A list with two components:

representatives: A character vector of selected representative features (one per single-feature cluster; zero, one, or more per multi-feature cluster, depending on the correlation structure and threshold).
representatives_map: A named list mapping each representative feature (when uniquely chosen) to the character vector of features it represents.

Details

If a cluster contains a single feature, that feature is selected.
If a cluster contains two features, the absolute pairwise correlation is computed. If |cor| >= corr_thresh, only the highest-scoring feature is selected; otherwise, both features are kept as representatives.
If a cluster contains more than two features, hierarchical clustering is performed using the distance 1 - |cor| with method = "average". The dendrogram is cut at h = 1 - corr_thresh to form subclusters. From each subcluster, the highest-scoring feature is selected as the representative.

In all cases where a unique representative is chosen for a (sub)cluster, representatives_map stores the mapping from the representative feature to the set of original features it represents.

For clusters of size greater than two, the distance matrix is computed as 1 - abs(cor(X)) on the selected columns, followed by hclust(..., method = "average"). Subclusters are extracted via cutree(hc, h = 1 - corr_thresh). Within each subcluster, the representative is the feature with the maximum score.

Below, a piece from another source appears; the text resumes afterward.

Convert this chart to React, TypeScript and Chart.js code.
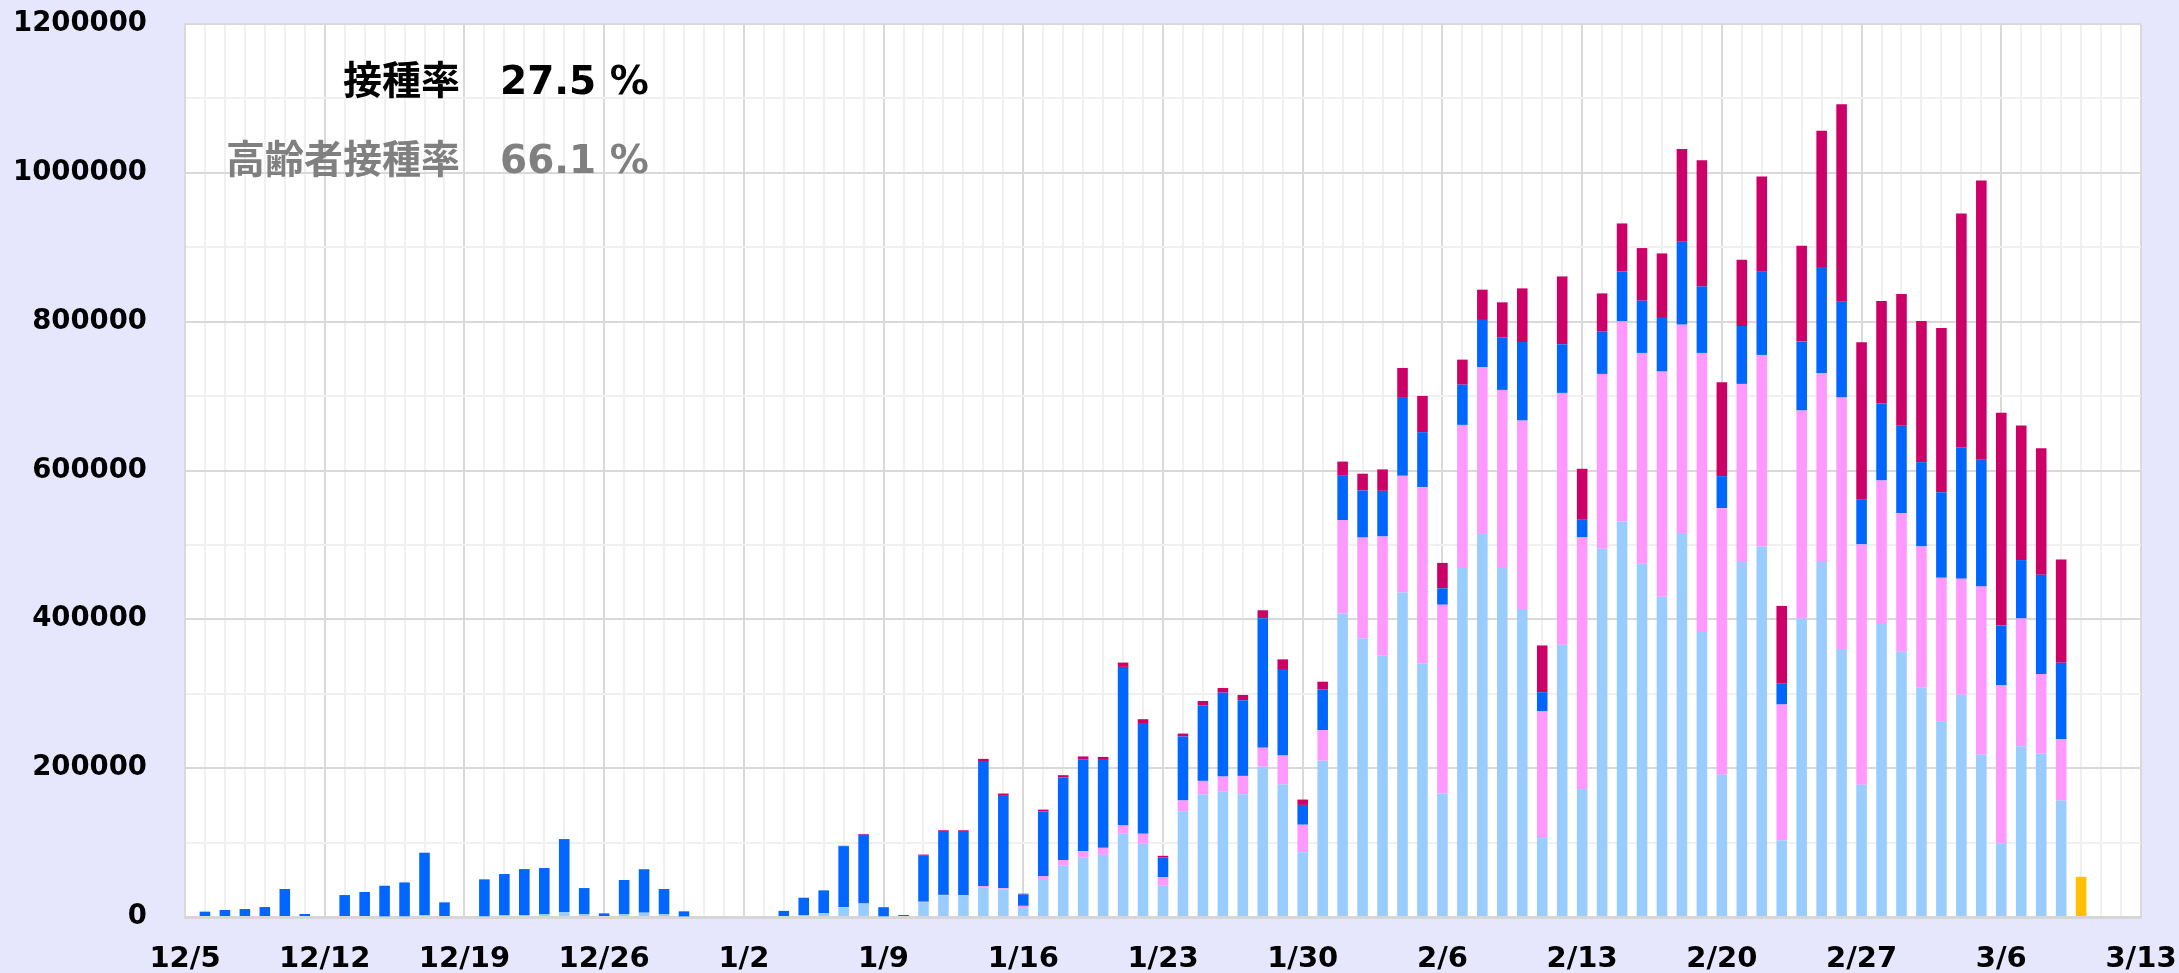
import React, { useEffect, useRef } from 'react';
import { Chart, registerables } from 'chart.js';

Chart.register(...registerables);

// Categories: one per day, 12/5 .. 3/13
const dateLabels = [
  '12/5', '12/6', '12/7', '12/8', '12/9', '12/10', '12/11',
  '12/12', '12/13', '12/14', '12/15', '12/16', '12/17', '12/18',
  '12/19', '12/20', '12/21', '12/22', '12/23', '12/24', '12/25',
  '12/26', '12/27', '12/28', '12/29', '12/30', '12/31', '1/1',
  '1/2', '1/3', '1/4', '1/5', '1/6', '1/7', '1/8',
  '1/9', '1/10', '1/11', '1/12', '1/13', '1/14', '1/15',
  '1/16', '1/17', '1/18', '1/19', '1/20', '1/21', '1/22',
  '1/23', '1/24', '1/25', '1/26', '1/27', '1/28', '1/29',
  '1/30', '1/31', '2/1', '2/2', '2/3', '2/4', '2/5',
  '2/6', '2/7', '2/8', '2/9', '2/10', '2/11', '2/12',
  '2/13', '2/14', '2/15', '2/16', '2/17', '2/18', '2/19',
  '2/20', '2/21', '2/22', '2/23', '2/24', '2/25', '2/26',
  '2/27', '2/28', '3/1', '3/2', '3/3', '3/4', '3/5',
  '3/6', '3/7', '3/8', '3/9', '3/10', '3/11', '3/12',
  '3/13',
];

// Series (bottom to top)
const seriesLightBlue = [
  0, 0, 0, 0, 0, 0, 0,
  0, 0, 0, 800, 1000, 2700, 0,
  0, 1000, 2700, 2700, 3600, 6700, 4000,
  0, 4000, 5800, 3600, 600, 0, 0,
  0, 0, 0, 2700, 5400, 12700, 17700,
  900, 0, 20000, 29000, 28600, 40000, 37000,
  13200, 51000, 68900, 79700, 83500, 111900, 98400,
  42000, 142000, 164500, 168500, 165000, 202000, 178000,
  87000, 210100, 407700, 374600, 351600, 436000, 340500,
  165900, 469100, 516100, 469100, 413900, 106000, 365900,
  172000, 495000, 531400, 475300, 430200, 516000, 383000,
  191000, 477000, 498000, 103000, 401200, 477000, 360100,
  177800, 393700, 356400, 307900, 263100, 298600, 218000,
  98900, 229500, 219500, 156500, 0, 0, 0,
  0,
];

const seriesPink = [
  0, 0, 0, 0, 0, 0, 0,
  0, 0, 0, 0, 0, 0, 0,
  0, 0, 0, 0, 0, 0, 0,
  0, 0, 0, 0, 0, 0, 0,
  0, 0, 0, 0, 0, 500, 500,
  0, 0, 500, 700, 700, 1500, 1500,
  1800, 3600, 7200, 8500, 9400, 11200, 13400,
  11400, 14600, 18400, 20200, 24600, 25500, 38900,
  37000, 40800, 125700, 135300, 159700, 156900, 237100,
  253700, 192200, 222600, 239200, 253200, 170700, 338400,
  338500, 234800, 269000, 282700, 302700, 280000, 375000,
  358400, 239400, 257300, 182500, 279400, 254100, 337900,
  322900, 192900, 186300, 190100, 192900, 156000, 226100,
  212700, 171700, 107100, 82300, 0, 0, 0,
  0,
];

const seriesBlue = [
  0, 7200, 9400, 10700, 13400, 37600, 4000,
  0, 29500, 33600, 41200, 45500, 83700, 19700,
  0, 49600, 55000, 61700, 62200, 98000, 34900,
  4000, 45700, 57800, 34000, 7000, 0, 0,
  0, 0, 8200, 23200, 30400, 82000, 92400,
  12300, 2700, 62600, 85900, 86300, 168000, 124300,
  15500, 87300, 111300, 123800, 118200, 213000, 147700,
  26400, 85900, 101600, 112800, 101600, 174000, 116300,
  26600, 54700, 60400, 63300, 61400, 104700, 73900,
  22100, 54100, 63600, 70700, 105600, 25400, 65300,
  23300, 56800, 67100, 70200, 72100, 111400, 89400,
  43000, 77800, 111800, 28000, 92600, 142300, 128900,
  60000, 103400, 117300, 113200, 114900, 176700, 170300,
  80300, 78400, 133400, 102700, 0, 0, 0,
  0,
];

const seriesCrimson = [
  0, 0, 0, 0, 0, 0, 0,
  0, 0, 0, 0, 0, 0, 0,
  0, 0, 0, 0, 0, 0, 0,
  800, 0, 800, 0, 0, 0, 0,
  0, 0, 0, 0, 0, 500, 1000,
  0, 0, 800, 1000, 1000, 3000, 3100,
  800, 2400, 3200, 3800, 4000, 5800, 6300,
  2400, 4000, 5800, 6300, 7200, 10700, 13000,
  7200, 10600, 18200, 22500, 28800, 40200, 48700,
  34100, 33600, 40700, 47000, 72000, 62800, 91200,
  68500, 51400, 64500, 70700, 86700, 124500, 169600,
  126200, 89000, 127900, 104500, 128800, 183000, 265300,
  211600, 137800, 177200, 189700, 220700, 314100, 375300,
  285600, 181000, 170000, 139000, 0, 0, 0,
  0,
];

const seriesPreliminary = [
  0, 0, 0, 0, 0, 0, 0,
  0, 0, 0, 0, 0, 0, 0,
  0, 0, 0, 0, 0, 0, 0,
  0, 0, 0, 0, 0, 0, 0,
  0, 0, 0, 0, 0, 0, 0,
  0, 0, 0, 0, 0, 0, 0,
  0, 0, 0, 0, 0, 0, 0,
  0, 0, 0, 0, 0, 0, 0,
  0, 0, 0, 0, 0, 0, 0,
  0, 0, 0, 0, 0, 0, 0,
  0, 0, 0, 0, 0, 0, 0,
  0, 0, 0, 0, 0, 0, 0,
  0, 0, 0, 0, 0, 0, 0,
  0, 0, 0, 0, 54000, 0, 0,
  0,
];

const seriesNames = ['系列1', '系列2', '系列3', '系列4', '速報'];
const seriesColors = ['#99ccff', '#ff99ff', '#0066ff', '#cc0066', '#ffc000'];

const annotationLines = [
  { label: '接種率', value: '27.5 %', color: '#000000' },
  { label: '高齢者接種率', value: '66.1 %', color: '#808080' },
];

const Y_MAX = 1200000;
const Y_STEP = 100000;
const Y_MAJOR = 200000;
const X_MAJOR_EVERY = 7;

const bgPlugin = {
  id: 'bgPlugin',
  beforeDraw(chart: any) {
    const { ctx, chartArea: a, width, height } = chart;
    ctx.save();
    ctx.fillStyle = '#e6e6fc';
    ctx.fillRect(0, 0, width, height);
    ctx.fillStyle = '#ffffff';
    ctx.fillRect(a.left, a.top, a.right - a.left, a.bottom - a.top);
    ctx.restore();
  },
  afterDraw(chart: any) {
    const { ctx, chartArea: a } = chart;
    ctx.save();
    ctx.font = 'bold 39px "DejaVu Sans", "Noto Sans CJK JP", sans-serif';
    ctx.textBaseline = 'middle';
    const splitX = a.left + 275;
    annotationLines.forEach((line, i) => {
      const y = a.top + 60 + i * 79;
      ctx.fillStyle = line.color;
      ctx.textAlign = 'right';
      ctx.fillText(line.label, splitX, y);
      ctx.textAlign = 'left';
      ctx.fillText(line.value, splitX + 40, y);
    });
    ctx.restore();
  },
};

export default function App() {
  const canvasRef = useRef<HTMLCanvasElement | null>(null);

  useEffect(() => {
    document.body.style.margin = '0';
    const canvas = canvasRef.current;
    if (!canvas) return;
    const chart = new Chart(canvas, {
      type: 'bar',
      data: {
        labels: dateLabels,
        datasets: [seriesLightBlue, seriesPink, seriesBlue, seriesCrimson, seriesPreliminary].map((d, i) => ({
          label: seriesNames[i],
          data: d,
          backgroundColor: seriesColors[i],
          borderWidth: 0,
          stack: 'total',
          barPercentage: 0.53,
          categoryPercentage: 1,
        })),
      },
      options: {
        animation: false,
        responsive: false,
        devicePixelRatio: 1,
        layout: { autoPadding: false, padding: { top: 24, right: 38, left: 0, bottom: 0 } },
        plugins: {
          legend: { display: false },
          tooltip: { enabled: false },
          title: { display: false },
        },
        scales: {
          x: {
            type: 'category',
            stacked: true,
            offset: false,
            afterFit: (s: any) => {
              s.height = 56;
              s.paddingLeft = 0;
              s.paddingRight = 0;
            },
            ticks: {
              autoSkip: false,
              maxRotation: 0,
              minRotation: 0,
              padding: 25,
              color: '#000000',
              font: { family: '"DejaVu Sans"', size: 29, weight: 'bold' },
              callback: (_v: any, i: number) => (i % X_MAJOR_EVERY === 0 ? dateLabels[i] : ''),
            },
            grid: {
              offset: false,
              drawTicks: false,
              lineWidth: 2,
              color: (c: any) => (c.index % X_MAJOR_EVERY === 0 ? '#d9d9d9' : '#f0f0f0'),
            },
            border: { display: true, color: '#d6d6d6', width: 3 },
          },
          y: {
            stacked: true,
            min: 0,
            max: Y_MAX,
            afterFit: (s: any) => {
              s.width = 185;
              s.paddingTop = 0;
              s.paddingBottom = 0;
            },
            ticks: {
              stepSize: Y_STEP,
              autoSkip: false,
              padding: 38,
              color: '#000000',
              font: { family: '"DejaVu Sans"', size: 27.5, weight: 'bold' },
              callback: (v: any) => (Number(v) % Y_MAJOR === 0 ? String(v) : ''),
            },
            grid: {
              drawTicks: false,
              lineWidth: 2,
              color: (c: any) => (c.tick && c.tick.value % Y_MAJOR === 0 ? '#d9d9d9' : '#f0f0f0'),
            },
            border: { display: true, color: '#d9d9d9', width: 2 },
          },
        },
      },
      plugins: [bgPlugin],
    } as any);
    return () => chart.destroy();
  }, []);

  return (
    <div style={{ position: 'fixed', left: 0, top: 0, width: 2179, height: 973 }}>
      <canvas ref={canvasRef} width={2179} height={973} style={{ display: 'block' }} />
    </div>
  );
}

When a two-feature cluster has |cor| < corr_thresh, both features are returned as representatives and no mapping is stored for that pair, as neither represents the other by design.

Examples

# Toy data frame
set.seed(1)
df <- data.frame(
  feat_a = rnorm(100),
  feat_b = rnorm(100),
  feat_c = rnorm(100),
  feat_d = rnorm(100),
  feat_e = rnorm(100),
  feat_f = rnorm(100)
)

# Example clusters
cluster_feature_list <- list(
  c("feat_a", "feat_b", "feat_c"), # size > 2 -> hierarchical subclusters
  "feat_d", # size = 1 -> itself
  c("feat_e", "feat_f") # size = 2 -> pairwise rule
)

# Scores for all features
scores <- c(
  feat_a = 0.1,
  feat_b = 0.4,
  feat_c = 0.3,
  feat_d = 0.9,
  feat_e = 0.2,
  feat_f = 0.8
)

# Choose a correlation threshold
corr_thresh <- 0.7

res <- get_features_representatives_based_on_scores(
  df = df,
  cluster_feature_list = cluster_feature_list,
  corr_thresh = corr_thresh,
  scores = scores
)

res$representatives
#> [1] "feat_a" "feat_b" "feat_c" "feat_d" "feat_e" "feat_f"
res$representatives_map
#> list()